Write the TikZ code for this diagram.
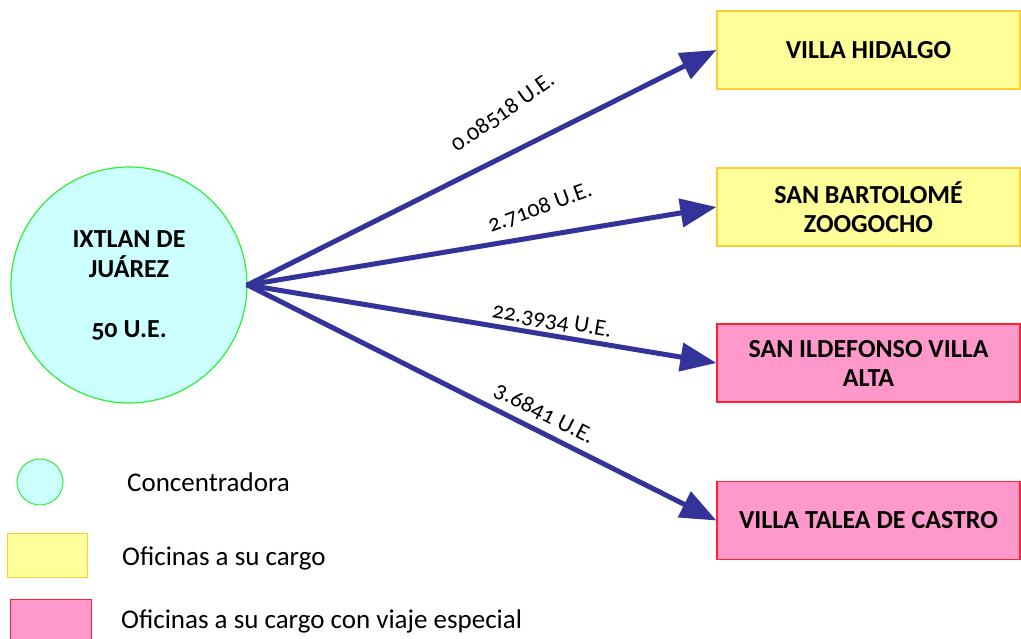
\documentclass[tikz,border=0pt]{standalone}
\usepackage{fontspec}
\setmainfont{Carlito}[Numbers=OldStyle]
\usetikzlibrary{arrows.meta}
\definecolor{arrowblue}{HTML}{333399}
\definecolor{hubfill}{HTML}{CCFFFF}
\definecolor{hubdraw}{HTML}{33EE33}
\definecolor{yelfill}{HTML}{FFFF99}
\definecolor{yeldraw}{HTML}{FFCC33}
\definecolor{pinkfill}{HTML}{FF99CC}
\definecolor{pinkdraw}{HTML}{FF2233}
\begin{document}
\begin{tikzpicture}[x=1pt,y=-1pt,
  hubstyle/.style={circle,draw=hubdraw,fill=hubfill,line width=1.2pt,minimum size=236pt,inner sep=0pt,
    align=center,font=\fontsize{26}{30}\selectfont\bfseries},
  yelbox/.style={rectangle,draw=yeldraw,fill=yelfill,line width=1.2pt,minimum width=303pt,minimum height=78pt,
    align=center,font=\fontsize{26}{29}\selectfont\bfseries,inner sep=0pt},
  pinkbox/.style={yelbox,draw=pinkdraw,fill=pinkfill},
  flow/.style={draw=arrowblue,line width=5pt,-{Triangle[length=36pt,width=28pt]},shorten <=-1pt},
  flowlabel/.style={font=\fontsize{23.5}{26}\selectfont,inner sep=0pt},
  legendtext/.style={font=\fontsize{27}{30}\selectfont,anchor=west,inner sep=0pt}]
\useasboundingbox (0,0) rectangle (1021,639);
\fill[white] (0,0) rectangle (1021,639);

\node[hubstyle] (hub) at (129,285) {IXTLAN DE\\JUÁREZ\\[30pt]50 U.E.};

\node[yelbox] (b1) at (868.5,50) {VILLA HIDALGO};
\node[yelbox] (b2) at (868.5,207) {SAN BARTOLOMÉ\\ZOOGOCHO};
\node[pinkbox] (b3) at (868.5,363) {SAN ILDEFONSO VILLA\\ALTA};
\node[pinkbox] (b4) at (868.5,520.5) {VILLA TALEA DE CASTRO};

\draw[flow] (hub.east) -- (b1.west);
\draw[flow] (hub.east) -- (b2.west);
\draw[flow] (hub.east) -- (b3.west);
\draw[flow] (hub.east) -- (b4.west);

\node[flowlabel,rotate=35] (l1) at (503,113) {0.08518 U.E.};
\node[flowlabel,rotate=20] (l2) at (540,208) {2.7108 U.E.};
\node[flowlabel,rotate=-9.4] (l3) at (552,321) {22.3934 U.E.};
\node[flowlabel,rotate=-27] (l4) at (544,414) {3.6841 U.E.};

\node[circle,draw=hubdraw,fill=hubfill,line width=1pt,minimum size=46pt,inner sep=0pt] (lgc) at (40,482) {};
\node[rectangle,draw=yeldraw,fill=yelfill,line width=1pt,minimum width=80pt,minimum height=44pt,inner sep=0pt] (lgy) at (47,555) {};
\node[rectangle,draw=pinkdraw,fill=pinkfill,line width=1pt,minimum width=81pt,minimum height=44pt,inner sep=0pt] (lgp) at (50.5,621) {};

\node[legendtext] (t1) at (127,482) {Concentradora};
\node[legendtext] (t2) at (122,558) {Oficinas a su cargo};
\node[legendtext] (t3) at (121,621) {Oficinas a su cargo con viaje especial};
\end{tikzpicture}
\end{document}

**Exercise goal:**
Give the data again exactly as written, with all pictures left out.

**Response for this exercise:**
Write the TikZ code for this diagram.
\documentclass[tikz,border=0pt]{standalone}
\usepackage{fontspec}
\setmainfont{Carlito}[Numbers=OldStyle]
\usetikzlibrary{arrows.meta}
\definecolor{arrowblue}{HTML}{333399}
\definecolor{hubfill}{HTML}{CCFFFF}
\definecolor{hubdraw}{HTML}{33EE33}
\definecolor{yelfill}{HTML}{FFFF99}
\definecolor{yeldraw}{HTML}{FFCC33}
\definecolor{pinkfill}{HTML}{FF99CC}
\definecolor{pinkdraw}{HTML}{FF2233}
\begin{document}
\begin{tikzpicture}[x=1pt,y=-1pt,
  hubstyle/.style={circle,draw=hubdraw,fill=hubfill,line width=1.2pt,minimum size=236pt,inner sep=0pt,
    align=center,font=\fontsize{26}{30}\selectfont\bfseries},
  yelbox/.style={rectangle,draw=yeldraw,fill=yelfill,line width=1.2pt,minimum width=303pt,minimum height=78pt,
    align=center,font=\fontsize{26}{29}\selectfont\bfseries,inner sep=0pt},
  pinkbox/.style={yelbox,draw=pinkdraw,fill=pinkfill},
  flow/.style={draw=arrowblue,line width=5pt,-{Triangle[length=36pt,width=28pt]},shorten <=-1pt},
  flowlabel/.style={font=\fontsize{23.5}{26}\selectfont,inner sep=0pt},
  legendtext/.style={font=\fontsize{27}{30}\selectfont,anchor=west,inner sep=0pt}]
\useasboundingbox (0,0) rectangle (1021,639);
\fill[white] (0,0) rectangle (1021,639);

\node[hubstyle] (hub) at (129,285) {IXTLAN DE\\JUÁREZ\\[30pt]50 U.E.};

\node[yelbox] (b1) at (868.5,50) {VILLA HIDALGO};
\node[yelbox] (b2) at (868.5,207) {SAN BARTOLOMÉ\\ZOOGOCHO};
\node[pinkbox] (b3) at (868.5,363) {SAN ILDEFONSO VILLA\\ALTA};
\node[pinkbox] (b4) at (868.5,520.5) {VILLA TALEA DE CASTRO};

\draw[flow] (hub.east) -- (b1.west);
\draw[flow] (hub.east) -- (b2.west);
\draw[flow] (hub.east) -- (b3.west);
\draw[flow] (hub.east) -- (b4.west);

\node[flowlabel,rotate=35] (l1) at (503,113) {0.08518 U.E.};
\node[flowlabel,rotate=20] (l2) at (540,208) {2.7108 U.E.};
\node[flowlabel,rotate=-9.4] (l3) at (552,321) {22.3934 U.E.};
\node[flowlabel,rotate=-27] (l4) at (544,414) {3.6841 U.E.};

\node[circle,draw=hubdraw,fill=hubfill,line width=1pt,minimum size=46pt,inner sep=0pt] (lgc) at (40,482) {};
\node[rectangle,draw=yeldraw,fill=yelfill,line width=1pt,minimum width=80pt,minimum height=44pt,inner sep=0pt] (lgy) at (47,555) {};
\node[rectangle,draw=pinkdraw,fill=pinkfill,line width=1pt,minimum width=81pt,minimum height=44pt,inner sep=0pt] (lgp) at (50.5,621) {};

\node[legendtext] (t1) at (127,482) {Concentradora};
\node[legendtext] (t2) at (122,558) {Oficinas a su cargo};
\node[legendtext] (t3) at (121,621) {Oficinas a su cargo con viaje especial};
\end{tikzpicture}
\end{document}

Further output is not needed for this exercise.